Apparently a shortage in components for server hardware, alongside currency fluctuations, has driven up the cost of servers in EMEA.
Worldwide server revenue increased 33.4 percent in the first quarter of the year and shipments grew 17.3 percent year over year.
Adrian O’Connell, research director at Gartner, said the EMEA server market’s strong start to 2018 is largely driven by scarcity of materials increasing the cost of gear.
“The cost of certain components is increasing due to supply shortages, and this is compounded by recent currency volatility increasing the figures for revenue when measured in US dollars. The very modest rate of shipment growth demonstrates the effects of system pricing”, he said.
In EMEA, this caused revenue to grow by almost a third year-on-year to $3.7 billion for the quarter, while server shipments totalled just 517,000 units, an increase of only 2.7 percent year-on-year.
Analysts said that ongoing supply constraints in memory would continue into the second half of 2018, and that this is affecting the market and driving most revenue growth.
Dell EMC experienced a huge 51.4 percent revenue growth in the first quarter of 2018, widening the gap between it and second-placed HPE. Dell EMC recorded a 21.5 percent market share, followed closely by HPE with 19.9 percent of the market.
In EMEA, HPE maintained its primary spot, but it was third-placed Lenovo that had the strongest growth of 70 percent, Gartner said. This strong growth is partly due to comparison with a weak first quarter in 2017, as Lenovo’s business has been declining since the System X acquisition.
Dell EMC saw the second strongest growth rate of the top five vendors. “Dell EMC continues to perform well in EMEA”, said O’Connell. “The first quarter is usually a good quarter for Dell EMC, but it’s attained a record revenue share level in in the first quarter of 2018 and reduced the gap between itself and HPE to under 10 percent now.”

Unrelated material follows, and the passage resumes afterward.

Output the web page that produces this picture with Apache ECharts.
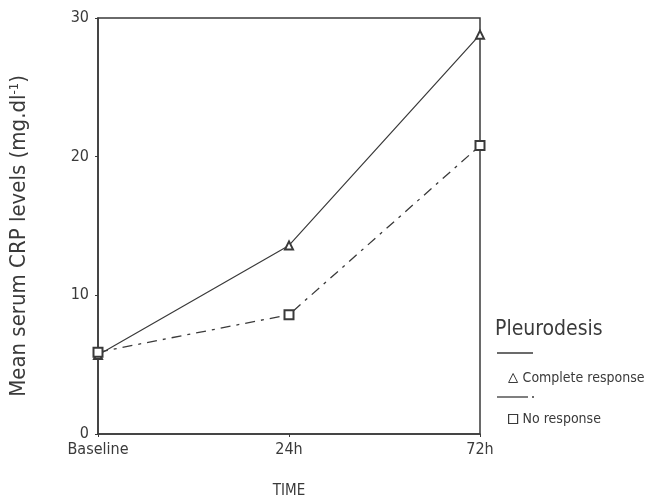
<!DOCTYPE html>
<html lang="en">
<head>
    <meta charset="UTF-8">
    <title>CRP levels</title>
    <style>
        body { margin: 0; background: #fff; }
        #box { width: 649px; height: 500px; }
    </style>
    <script src="https://cdn.jsdelivr.net/npm/echarts@6/dist/echarts.min.js"></script>
</head>
<body>
    <div id="box"></div>
    <script>
        // data
        let times = ['Baseline', '24h', '72h'];
        let completeResp = [5.7, 13.6, 28.8];
        let noResp = [5.9, 8.6, 20.8];
        let yTicks = [0, 10, 20, 30];

        (function () {
            let ink = '#3a3a3a';
            let font = "'Liberation Sans Narrow', 'DejaVu Sans Condensed', 'Liberation Sans', sans-serif";

            let option = {
                backgroundColor: '#fff',
                textStyle: { fontFamily: font, color: ink },
                animation: false,
                title: {
                    text: 'Pleurodesis',
                    left: 490,
                    top: 314,
                    textStyle: { fontFamily: font, fontSize: 21, fontWeight: 'normal', color: ink }
                },
                legend: {
                    orient: 'vertical',
                    left: 503,
                    top: 366,
                    itemWidth: 9,
                    itemHeight: 9,
                    itemGap: 27,
                    textStyle: { fontFamily: font, fontSize: 14, color: ink, padding: [9, 0, 0, 0] },
                    data: [
                        { name: 'Complete response', icon: 'triangle',
                          itemStyle: { color: '#fff', borderColor: ink, borderWidth: 1 } },
                        { name: 'No response', icon: 'rect',
                          itemStyle: { color: '#fff', borderColor: ink, borderWidth: 1.2 } }
                    ]
                },
                grid: {
                    left: 98, right: 169, top: 18, bottom: 66,
                    outerBoundsMode: 'none',
                    containLabel: false,
                    show: true, borderColor: ink, borderWidth: 1.5
                },
                xAxis: {
                    type: 'category',
                    data: times,
                    boundaryGap: false,
                    name: 'TIME',
                    nameLocation: 'middle',
                    nameGap: 50,
                    nameTextStyle: { fontSize: 15, color: ink },
                    axisLine: { lineStyle: { color: ink, width: 1.5 } },
                    axisTick: { length: 3, lineStyle: { color: ink } },
                    axisLabel: { fontSize: 16, color: ink, margin: 8 }
                },
                yAxis: {
                    type: 'value',
                    min: yTicks[0],
                    max: yTicks[yTicks.length - 1],
                    interval: 10,
                    name: '{a|Mean serum CRP levels (mg.dl}{s|-1}{a|)}',
                    nameLocation: 'middle',
                    nameGap: 68,
                    nameTextStyle: {
                        padding: [0, 20, 0, 0],
                        rich: {
                            a: { fontFamily: font, fontSize: 22, color: ink },
                            s: { fontFamily: font, fontSize: 13, color: ink, verticalAlign: 'top', padding: [0, 0, 9, 0] }
                        }
                    },
                    splitLine: { show: false },
                    axisLine: { show: true, lineStyle: { color: ink, width: 1.5 } },
                    axisTick: { show: true, length: 3, lineStyle: { color: ink } },
                    axisLabel: { fontSize: 16, color: ink, margin: 9 }
                },
                series: [
                    {
                        name: 'Complete response',
                        type: 'line',
                        data: completeResp,
                        symbol: 'emptyTriangle',
                        symbolSize: 8,
                        color: ink,
                        lineStyle: { color: ink, width: 1.2, type: 'solid' },
                        itemStyle: { color: ink, borderWidth: 1.2 }
                    },
                    {
                        name: 'No response',
                        type: 'line',
                        data: noResp,
                        symbol: 'emptyRect',
                        symbolSize: 9,
                        color: ink,
                        lineStyle: { color: ink, width: 1.3, type: [10, 6, 3, 6] },
                        itemStyle: { color: ink, borderWidth: 1.2 }
                    }
                ],
                graphic: [
                    { type: 'line', shape: { x1: 497, y1: 353, x2: 533, y2: 353 },
                      style: { stroke: ink, lineWidth: 1.3 } },
                    { type: 'line', shape: { x1: 497, y1: 397, x2: 528, y2: 397 },
                      style: { stroke: ink, lineWidth: 1.3 } },
                    { type: 'line', shape: { x1: 532, y1: 397, x2: 534, y2: 397 },
                      style: { stroke: ink, lineWidth: 1.3 } }
                ]
            };

            let chart = echarts.init(document.getElementById('box'));
            chart.setOption(option);
        })();
    </script>
</body>
</html>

Gartner said the modest shipment growth rates suggest that market demand hasn’t increased much, and that ongoing memory supply constraints would continue into the second half of 2018.
“The very positive revenue performance, however, along with strong adoption at the start of this upgrade cycle, means it is at least a much more positive start to 2018 than we saw at the start of 2017”, said the report.